Hungarian revolutionary and politician (1937–2022)

Mária Wittner (Gazdagh-Wittner; 9 June 1937 – 14 September 2022) was a Hungarian revolutionary and politician who participated in the Hungarian Revolution of 1956.

==Early life==
Wittner was born in Budapest on 9 June 1937. She did not know her father and her mother sent her to nuns. At the age of two, she was sent to a Carmelite cloister. In 1948, she met with her mother, who soon sent her to state care. She discontinued her secondary school studies and began to work as a typist and shorthand writer in Szolnok and for the Council of Kiskunhegyes district. She gave birth to a son in 1955 and, half a year later, moved to Budapest. She meanwhile undertook odd jobs.

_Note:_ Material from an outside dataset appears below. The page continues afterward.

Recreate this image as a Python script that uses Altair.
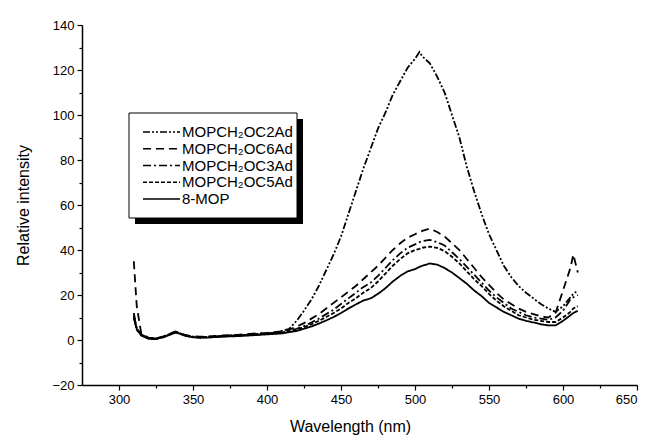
import altair as alt
import pandas as pd

# Wavelength grid (nm)
wavelength = [310, 312, 315, 320, 325, 330, 335, 338, 341, 345, 350, 355, 360, 365, 370,
              375, 380, 385, 390, 395, 400, 405, 410,
              415, 420, 425, 430, 435, 440, 445, 450, 455, 460, 465, 470, 475, 480, 485,
              490, 495, 500, 503,
              505, 510, 515, 520, 525, 530, 535, 540, 545, 550, 555, 560, 565, 570, 575,
              580, 585, 590, 595, 600, 605, 607, 610]

c2ad = [12, 5, 2.5, 0.8, 0.6, 1.4, 2.8, 3.6, 3.0, 2.0, 1.5, 1.3, 1.4, 1.6, 1.8,
        2.0, 2.1, 2.3, 2.6, 2.8, 3.0, 3.3, 4.0,
        5, 8.5, 13, 18, 24, 31, 38, 46, 56, 66, 76, 85, 94, 101, 109,
        115, 121, 125, 128,
        126, 123, 117, 110, 100, 90, 77, 66, 56, 47, 40, 33, 28, 24, 21,
        18.5, 16, 14, 12.5, 15, 19, 20.5, 22]

c6ad = [35, 15, 3.0, 1.0, 0.8, 1.6, 3.0, 3.8, 3.2, 2.2, 1.7, 1.5, 1.6, 1.8, 2.0,
        2.2, 2.3, 2.5, 2.8, 3.0, 3.2, 3.5, 3.8,
        4.5, 6, 7.5, 9.5, 11.5, 14, 16.5, 19, 21.5, 24, 27, 30, 33, 36.5, 40,
        43, 45.5, 47, 48,
        48.5, 49.5, 48, 46, 43, 40, 36, 32, 28, 24.5, 21, 18, 16, 14, 12.5,
        11.5, 10.5, 10, 12, 22, 32, 38, 30]

c3ad = [11, 5, 2.5, 0.7, 0.6, 1.4, 2.7, 3.5, 3.0, 2.0, 1.4, 1.2, 1.3, 1.5, 1.7,
        1.9, 2.0, 2.2, 2.4, 2.6, 2.8, 3.0, 3.3,
        4, 5, 6.2, 7.8, 9.5, 11.5, 13.5, 16, 18.5, 21, 23.5, 25.5, 28.5, 32, 35.5,
        38.5, 41, 42.5, 43.5,
        44, 44.5, 43.5, 42, 39, 36, 32.5, 29, 25.5, 22, 19, 16.5, 14, 12.5, 11,
        10, 9.5, 9, 10, 13, 18, 19, 20]

c5ad = [10, 4.5, 2.2, 0.6, 0.5, 1.3, 2.6, 3.4, 2.9, 1.9, 1.3, 1.1, 1.2, 1.4, 1.6,
        1.8, 1.9, 2.1, 2.3, 2.5, 2.7, 2.9, 3.1,
        3.8, 4.5, 5.7, 7, 8.5, 10.2, 12, 14, 16.5, 18.5, 21, 23, 26, 29.5, 33,
        36, 38.5, 40, 40.5,
        41, 41.5, 41, 39.5, 37, 34, 30.5, 27, 24, 20.5, 17.5, 15, 13, 11, 10,
        9, 8.5, 8, 8, 10, 12.5, 14, 15]

mop = [10, 5, 2.0, 0.5, 0.4, 1.2, 2.5, 3.3, 2.8, 1.8, 1.2, 1.0, 1.1, 1.3, 1.5,
       1.6, 1.7, 1.9, 2.1, 2.3, 2.5, 2.7, 2.9,
       3.5, 4, 5, 6, 7.3, 8.7, 10.2, 12, 14, 15.8, 17.5, 18.5, 20.5, 23, 26,
       28.5, 30.5, 31.5, 32.5,
       33, 34, 33.5, 32, 30, 27.5, 25, 22, 19.5, 16.5, 14.5, 12.5, 11, 9.5, 8.5,
       7.8, 7, 6.5, 6.5, 8.5, 11, 12, 13]

series_names = ["MOPCH\u2082OC2Ad", "MOPCH\u2082OC6Ad", "MOPCH\u2082OC3Ad",
                "MOPCH\u2082OC5Ad", "8-MOP"]
series_values = [c2ad, c6ad, c3ad, c5ad, mop]
dash_styles = [[7, 2, 2, 2, 2, 2], [8, 5], [8, 3, 2, 3], [4, 2], [1, 0]]

x_ticks = [300, 325, 350, 375, 400, 425, 450, 475, 500, 525, 550, 575, 600, 625, 650]
y_ticks = [-20, -10, 0, 10, 20, 30, 40, 50, 60, 70, 80, 90, 100, 110, 120, 130, 140]

rows = []
for name, vals in zip(series_names, series_values):
    for w, v in zip(wavelength, vals):
        rows.append({"wl": w, "val": v, "series": name})
df = pd.DataFrame(rows)
legend_df = pd.DataFrame({"series": series_names, "idx": list(range(len(series_names)))})

FONT = "Liberation Sans"
dash_scale = alt.Scale(domain=series_names, range=dash_styles)

lines = alt.Chart(df).mark_line(strokeWidth=1.8, color="black").encode(
    x=alt.X("wl:Q",
            scale=alt.Scale(domain=[275, 650], nice=False, zero=False),
            axis=alt.Axis(values=x_ticks, title="Wavelength (nm)",
                          labelExpr="datum.value % 50 === 0 ? datum.label : ''",
                          tickSize={"condition": {"test": "datum.value % 50 === 0", "value": 5}, "value": 3},
                          titleX=268, titleY=41, titleBaseline="middle")),
    y=alt.Y("val:Q",
            scale=alt.Scale(domain=[-20, 140], nice=False, zero=False),
            axis=alt.Axis(values=y_ticks, title="Relative intensity",
                          labelExpr="datum.value % 20 === 0 ? datum.label : ''",
                          tickSize={"condition": {"test": "datum.value % 20 === 0", "value": 5}, "value": 3},
                          titleX=-59, titleBaseline="middle")),
    strokeDash=alt.StrokeDash("series:N", scale=dash_scale, legend=None),
)

# legend: shadow, box, sample lines, labels
one = pd.DataFrame({"k": [0]})
shadow = alt.Chart(one).mark_rect(color="black").encode(
    x=alt.value(53), x2=alt.value(221), y=alt.value(94), y2=alt.value(199)
)
box = alt.Chart(one).mark_rect(fill="white", stroke="black", strokeWidth=1).encode(
    x=alt.value(47), x2=alt.value(215), y=alt.value(88), y2=alt.value(193)
)
leg_y = alt.Y("idx:Q", scale=alt.Scale(domain=[0, 4], range=[107, 174]), axis=None)
leg_lines = alt.Chart(legend_df).mark_rule(strokeWidth=1.6, color="black").encode(
    x=alt.value(61), x2=alt.value(98), y=leg_y,
    strokeDash=alt.StrokeDash("series:N", scale=dash_scale, legend=None),
)
leg_text = alt.Chart(legend_df).mark_text(align="left", baseline="middle", font=FONT,
                                          fontSize=15, color="black").encode(
    x=alt.value(100), y=leg_y, text="series:N"
)

chart = alt.layer(lines, shadow, box, leg_lines, leg_text).resolve_scale(
    y="independent"
).properties(
    width=555, height=360,
    background="white",
    autosize=alt.AutoSizeParams(type="none"),
    padding={"left": 74, "top": 17, "right": 6, "bottom": 50},
).configure_view(stroke=None).configure_axis(
    grid=False, domainColor="black", domainWidth=1.5, tickColor="black", tickWidth=1.2,
    labelColor="black", labelFont=FONT, labelFontSize=13, labelPadding=3,
    titleColor="black", titleFont=FONT, titleFontSize=16, titleFontWeight="normal",
)

chart.save("out.html", embed_options={"renderer": "svg", "actions": False})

==1956 revolution and aftermath==
Wittner participated in the demonstration on 23 October 1956 and joined the revolutionaries during the siege of the Magyar Rádió building. She met Katalin Havrila, and on the following days, they together helped the provision of the wounded. Later, she became a member of the Vajdahunyad Street resistance group and with her companion they occupied the police station of the tenth district to find weapons on 30 October 1956. She was wounded by shrapnel in Üllői út on 4 November during the Soviet invasion.

Wittner was treated in Péterfy Sándor State Hospital. She tried to escape from the occupied country but was arrested. She was questioned and then freed and then tried to flee the country once again and spent a few weeks in Austria. Then, she came back to Hungary and began to work as an unskilled worker. Wittner was arrested on 16 July 1957 and was sentenced to death on 23 July 1958. The sentence was modified to life imprisonment by the second appeal court on 24 February 1959. She was released from prison on 25 March 1970.

Firstly she worked in a dressmaker's room and later as a cleaner. Since 1980, she has been a disability pensioner. After the end of communism, she has been actively involved in the work of different veteran organisations of the 1956 revolution. She was awarded the Grand Cross Order of Merit of the Republic of Hungary in 1991.

==Political career==
Wittner was elected Member of Parliament from the Fidesz National List in the 2006 and 2010 parliamentary elections. She was a member of the Committee on Employment and Labour between 30 May 2006 and 13 May 2010. She was appointed a member of the Committee on Human Rights, Minority, Civic and Religious Affairs on 14 May 2010.